# A block on a wedge which itself sliding

## Homework Statement

A small block of mass m is sliding along the inclined slope of a wedge of mass M.
The block slides without friction on the wedge and the wedge slides without friction on the floor. The slope on the wedge has an inclination $$\alpha$$ with the floor.

## Homework Equations

Newtons etc... gravity, normal force.

## The Attempt at a Solution

I reason as follows: Gravity pulls the upper box down along the wedge with a force $$mg \sin \alpha$$
but it also has a component normal to the wegde being $$mg \cos \alpha$$.
Now this has to equal the normal force from the wedge on the box, so $$N =mg cos \alpha$$, but this is in an action-reaction par with the weight of the box acting on the wedge so the wedge feels a force in the negative direction along the plane of the floor of
$$mg \sin \alpha \cos \alpha$$ indicating that it would get an acelleration of $$a_M = \frac{mg}{M} \sin \alpha \cos \alpha$$ while the little box would get an acceleration of $$a_m = g\cos\alpha$$.
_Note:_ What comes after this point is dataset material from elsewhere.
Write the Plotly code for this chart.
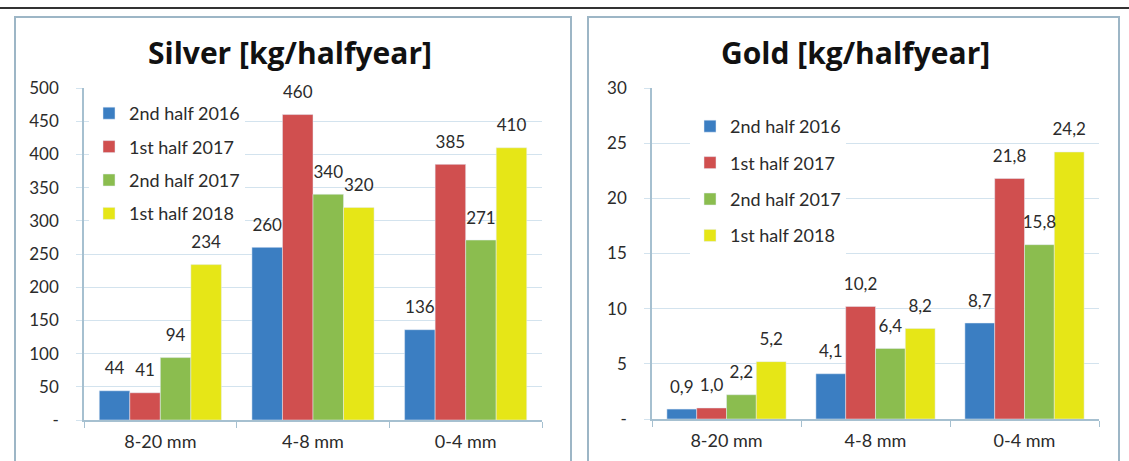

This is what I would naivly do, but after some time i realize that the box on top is in an
accelerated frame so I can't blindly apply Newtons laws here and therefore the reasoning fails. How would I then go about analyzing this problem?

gneill
Mentor
Perhaps try looking at it from the center of momentum frame? If the block and wedge begin from rest, then the center of mass should stay put in the x direction, and the momenta of the block and wedge should be equal and opposite (summing to zero).

Then perhaps you can finesse their relative motions with conservation of energy to come up with something.

That's a good idea and I will certainly try it. The only thing is that this problem was introduced in a book in an earlier chapter before encountering any conservation of anything. The only thing that has been introduced is newtons laws, constrained motion etc. so I suspect there is a way to do this just using Newtons laws in a straight forward way...

But then again, they do break down in an accelerated frame...

SammyS
Staff Emeritus
Homework Helper
Gold Member
In their textbook: Elements of Newtonian Mechanics, 3rd Ed., J. M. Knudsen and P. G. Hjorth show 2 solutions to this problem.

In one solution, they use conservation laws: for both momentum and energy.

Their other solution uses Newton's equations of motion. They do this using a non-inertial reference frame fixed to the wedge, and use a fictitious force to compensate for using a non-inertial reference frame.

You can find this textbook on Google books. The solution begins on page 209.

Travis Yeager
Sammy, that page isn't available on Google Books. It looks like it might stop around page 74 unfortunately. Any other leads on where I might be able to find it?